* _Task statement_:
Write the listing below out again exactly, dropping the images.

* _Information supplied_:
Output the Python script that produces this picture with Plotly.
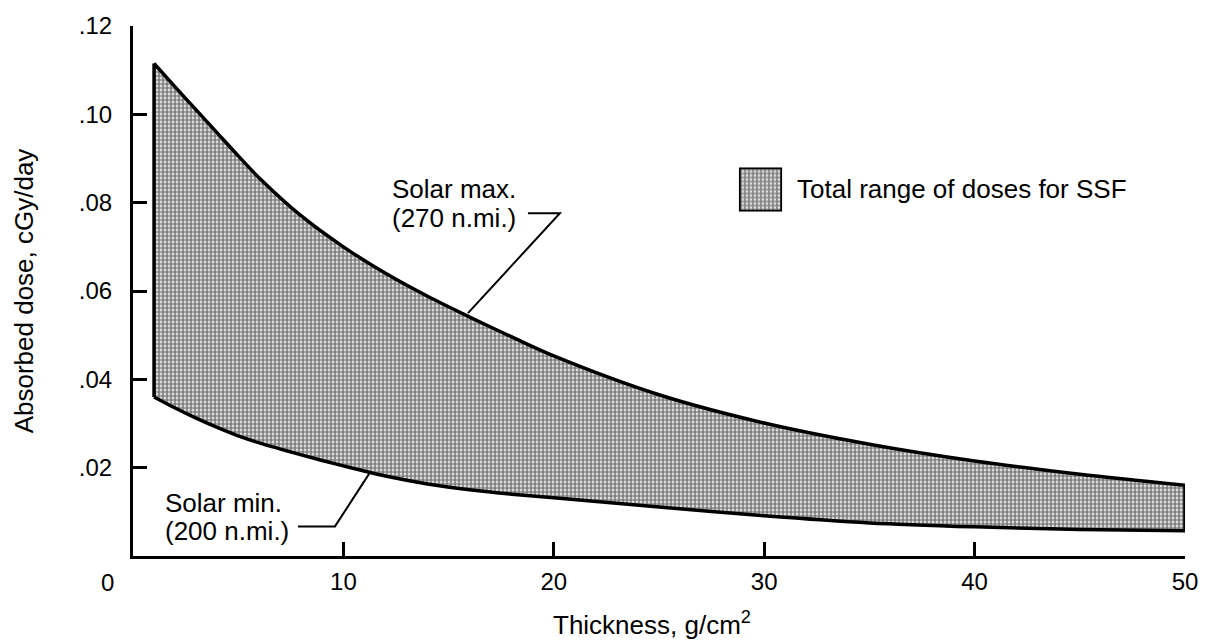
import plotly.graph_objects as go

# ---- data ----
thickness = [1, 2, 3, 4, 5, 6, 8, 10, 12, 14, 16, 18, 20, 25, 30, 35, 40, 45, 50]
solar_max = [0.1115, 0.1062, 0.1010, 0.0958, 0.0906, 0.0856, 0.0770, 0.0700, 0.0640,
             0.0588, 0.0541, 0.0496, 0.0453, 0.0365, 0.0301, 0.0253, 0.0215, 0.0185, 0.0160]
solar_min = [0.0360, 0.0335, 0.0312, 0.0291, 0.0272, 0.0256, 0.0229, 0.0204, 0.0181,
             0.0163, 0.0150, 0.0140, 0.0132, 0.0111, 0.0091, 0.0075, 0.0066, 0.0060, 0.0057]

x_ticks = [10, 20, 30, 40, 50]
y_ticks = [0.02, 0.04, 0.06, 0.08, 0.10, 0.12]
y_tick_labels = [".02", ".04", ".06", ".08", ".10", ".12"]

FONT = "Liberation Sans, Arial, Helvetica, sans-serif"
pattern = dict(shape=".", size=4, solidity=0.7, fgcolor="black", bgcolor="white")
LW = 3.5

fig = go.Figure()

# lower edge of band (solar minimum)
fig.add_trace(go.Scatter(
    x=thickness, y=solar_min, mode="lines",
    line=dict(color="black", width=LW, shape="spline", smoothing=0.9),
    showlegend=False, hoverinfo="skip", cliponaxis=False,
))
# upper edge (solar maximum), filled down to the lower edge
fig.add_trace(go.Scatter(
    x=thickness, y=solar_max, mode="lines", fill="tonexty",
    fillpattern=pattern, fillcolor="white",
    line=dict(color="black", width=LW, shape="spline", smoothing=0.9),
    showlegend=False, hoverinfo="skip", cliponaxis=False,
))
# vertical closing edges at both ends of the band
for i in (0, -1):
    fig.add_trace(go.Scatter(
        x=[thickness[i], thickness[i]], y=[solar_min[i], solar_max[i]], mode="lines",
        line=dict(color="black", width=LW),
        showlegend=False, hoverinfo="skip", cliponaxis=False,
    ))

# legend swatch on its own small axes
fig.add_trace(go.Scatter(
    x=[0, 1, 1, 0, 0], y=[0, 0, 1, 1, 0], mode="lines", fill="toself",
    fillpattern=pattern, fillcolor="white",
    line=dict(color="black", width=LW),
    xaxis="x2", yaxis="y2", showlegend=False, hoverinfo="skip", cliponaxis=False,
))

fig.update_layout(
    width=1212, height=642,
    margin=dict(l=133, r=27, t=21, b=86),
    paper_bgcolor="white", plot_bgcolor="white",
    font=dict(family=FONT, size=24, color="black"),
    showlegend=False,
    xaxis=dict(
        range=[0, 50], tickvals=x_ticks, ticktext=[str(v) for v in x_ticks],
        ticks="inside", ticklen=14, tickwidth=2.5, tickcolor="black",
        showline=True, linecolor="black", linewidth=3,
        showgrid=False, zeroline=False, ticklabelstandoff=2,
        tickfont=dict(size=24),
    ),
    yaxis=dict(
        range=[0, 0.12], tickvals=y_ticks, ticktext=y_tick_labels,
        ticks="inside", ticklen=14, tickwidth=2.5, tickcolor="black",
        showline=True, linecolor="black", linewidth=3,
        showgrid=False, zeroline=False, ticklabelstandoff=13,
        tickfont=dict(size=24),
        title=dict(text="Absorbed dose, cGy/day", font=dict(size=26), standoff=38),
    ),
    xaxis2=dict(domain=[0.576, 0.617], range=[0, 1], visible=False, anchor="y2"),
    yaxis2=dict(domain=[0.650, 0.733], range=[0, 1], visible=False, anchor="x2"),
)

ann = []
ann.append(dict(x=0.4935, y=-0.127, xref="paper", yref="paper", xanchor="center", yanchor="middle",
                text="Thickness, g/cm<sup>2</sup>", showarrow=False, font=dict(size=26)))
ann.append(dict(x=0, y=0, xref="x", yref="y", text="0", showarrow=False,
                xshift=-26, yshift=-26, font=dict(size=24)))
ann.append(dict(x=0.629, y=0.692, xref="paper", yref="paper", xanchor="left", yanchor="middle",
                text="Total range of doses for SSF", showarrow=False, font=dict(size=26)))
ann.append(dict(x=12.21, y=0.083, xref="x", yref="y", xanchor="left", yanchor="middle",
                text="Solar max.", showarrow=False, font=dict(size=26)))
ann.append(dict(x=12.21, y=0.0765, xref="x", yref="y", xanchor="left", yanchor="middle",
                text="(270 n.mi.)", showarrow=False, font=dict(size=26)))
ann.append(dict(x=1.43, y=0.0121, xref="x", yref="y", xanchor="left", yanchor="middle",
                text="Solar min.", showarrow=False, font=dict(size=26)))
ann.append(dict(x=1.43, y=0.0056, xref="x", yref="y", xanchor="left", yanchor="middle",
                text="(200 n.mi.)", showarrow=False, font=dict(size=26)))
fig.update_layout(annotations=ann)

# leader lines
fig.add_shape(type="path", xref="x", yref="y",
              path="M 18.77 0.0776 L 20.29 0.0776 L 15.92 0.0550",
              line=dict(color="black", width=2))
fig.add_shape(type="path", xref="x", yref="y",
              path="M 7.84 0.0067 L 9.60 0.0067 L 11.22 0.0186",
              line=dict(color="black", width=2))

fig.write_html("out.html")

* _Solution for this problem_:
Output the Python script that produces this picture with Plotly.
import plotly.graph_objects as go

# ---- data ----
thickness = [1, 2, 3, 4, 5, 6, 8, 10, 12, 14, 16, 18, 20, 25, 30, 35, 40, 45, 50]
solar_max = [0.1115, 0.1062, 0.1010, 0.0958, 0.0906, 0.0856, 0.0770, 0.0700, 0.0640,
             0.0588, 0.0541, 0.0496, 0.0453, 0.0365, 0.0301, 0.0253, 0.0215, 0.0185, 0.0160]
solar_min = [0.0360, 0.0335, 0.0312, 0.0291, 0.0272, 0.0256, 0.0229, 0.0204, 0.0181,
             0.0163, 0.0150, 0.0140, 0.0132, 0.0111, 0.0091, 0.0075, 0.0066, 0.0060, 0.0057]

x_ticks = [10, 20, 30, 40, 50]
y_ticks = [0.02, 0.04, 0.06, 0.08, 0.10, 0.12]
y_tick_labels = [".02", ".04", ".06", ".08", ".10", ".12"]

FONT = "Liberation Sans, Arial, Helvetica, sans-serif"
pattern = dict(shape=".", size=4, solidity=0.7, fgcolor="black", bgcolor="white")
LW = 3.5

fig = go.Figure()

# lower edge of band (solar minimum)
fig.add_trace(go.Scatter(
    x=thickness, y=solar_min, mode="lines",
    line=dict(color="black", width=LW, shape="spline", smoothing=0.9),
    showlegend=False, hoverinfo="skip", cliponaxis=False,
))
# upper edge (solar maximum), filled down to the lower edge
fig.add_trace(go.Scatter(
    x=thickness, y=solar_max, mode="lines", fill="tonexty",
    fillpattern=pattern, fillcolor="white",
    line=dict(color="black", width=LW, shape="spline", smoothing=0.9),
    showlegend=False, hoverinfo="skip", cliponaxis=False,
))
# vertical closing edges at both ends of the band
for i in (0, -1):
    fig.add_trace(go.Scatter(
        x=[thickness[i], thickness[i]], y=[solar_min[i], solar_max[i]], mode="lines",
        line=dict(color="black", width=LW),
        showlegend=False, hoverinfo="skip", cliponaxis=False,
    ))

# legend swatch on its own small axes
fig.add_trace(go.Scatter(
    x=[0, 1, 1, 0, 0], y=[0, 0, 1, 1, 0], mode="lines", fill="toself",
    fillpattern=pattern, fillcolor="white",
    line=dict(color="black", width=LW),
    xaxis="x2", yaxis="y2", showlegend=False, hoverinfo="skip", cliponaxis=False,
))

fig.update_layout(
    width=1212, height=642,
    margin=dict(l=133, r=27, t=21, b=86),
    paper_bgcolor="white", plot_bgcolor="white",
    font=dict(family=FONT, size=24, color="black"),
    showlegend=False,
    xaxis=dict(
        range=[0, 50], tickvals=x_ticks, ticktext=[str(v) for v in x_ticks],
        ticks="inside", ticklen=14, tickwidth=2.5, tickcolor="black",
        showline=True, linecolor="black", linewidth=3,
        showgrid=False, zeroline=False, ticklabelstandoff=2,
        tickfont=dict(size=24),
    ),
    yaxis=dict(
        range=[0, 0.12], tickvals=y_ticks, ticktext=y_tick_labels,
        ticks="inside", ticklen=14, tickwidth=2.5, tickcolor="black",
        showline=True, linecolor="black", linewidth=3,
        showgrid=False, zeroline=False, ticklabelstandoff=13,
        tickfont=dict(size=24),
        title=dict(text="Absorbed dose, cGy/day", font=dict(size=26), standoff=38),
    ),
    xaxis2=dict(domain=[0.576, 0.617], range=[0, 1], visible=False, anchor="y2"),
    yaxis2=dict(domain=[0.650, 0.733], range=[0, 1], visible=False, anchor="x2"),
)

ann = []
ann.append(dict(x=0.4935, y=-0.127, xref="paper", yref="paper", xanchor="center", yanchor="middle",
                text="Thickness, g/cm<sup>2</sup>", showarrow=False, font=dict(size=26)))
ann.append(dict(x=0, y=0, xref="x", yref="y", text="0", showarrow=False,
                xshift=-26, yshift=-26, font=dict(size=24)))
ann.append(dict(x=0.629, y=0.692, xref="paper", yref="paper", xanchor="left", yanchor="middle",
                text="Total range of doses for SSF", showarrow=False, font=dict(size=26)))
ann.append(dict(x=12.21, y=0.083, xref="x", yref="y", xanchor="left", yanchor="middle",
                text="Solar max.", showarrow=False, font=dict(size=26)))
ann.append(dict(x=12.21, y=0.0765, xref="x", yref="y", xanchor="left", yanchor="middle",
                text="(270 n.mi.)", showarrow=False, font=dict(size=26)))
ann.append(dict(x=1.43, y=0.0121, xref="x", yref="y", xanchor="left", yanchor="middle",
                text="Solar min.", showarrow=False, font=dict(size=26)))
ann.append(dict(x=1.43, y=0.0056, xref="x", yref="y", xanchor="left", yanchor="middle",
                text="(200 n.mi.)", showarrow=False, font=dict(size=26)))
fig.update_layout(annotations=ann)

# leader lines
fig.add_shape(type="path", xref="x", yref="y",
              path="M 18.77 0.0776 L 20.29 0.0776 L 15.92 0.0550",
              line=dict(color="black", width=2))
fig.add_shape(type="path", xref="x", yref="y",
              path="M 7.84 0.0067 L 9.60 0.0067 L 11.22 0.0186",
              line=dict(color="black", width=2))

fig.write_html("out.html")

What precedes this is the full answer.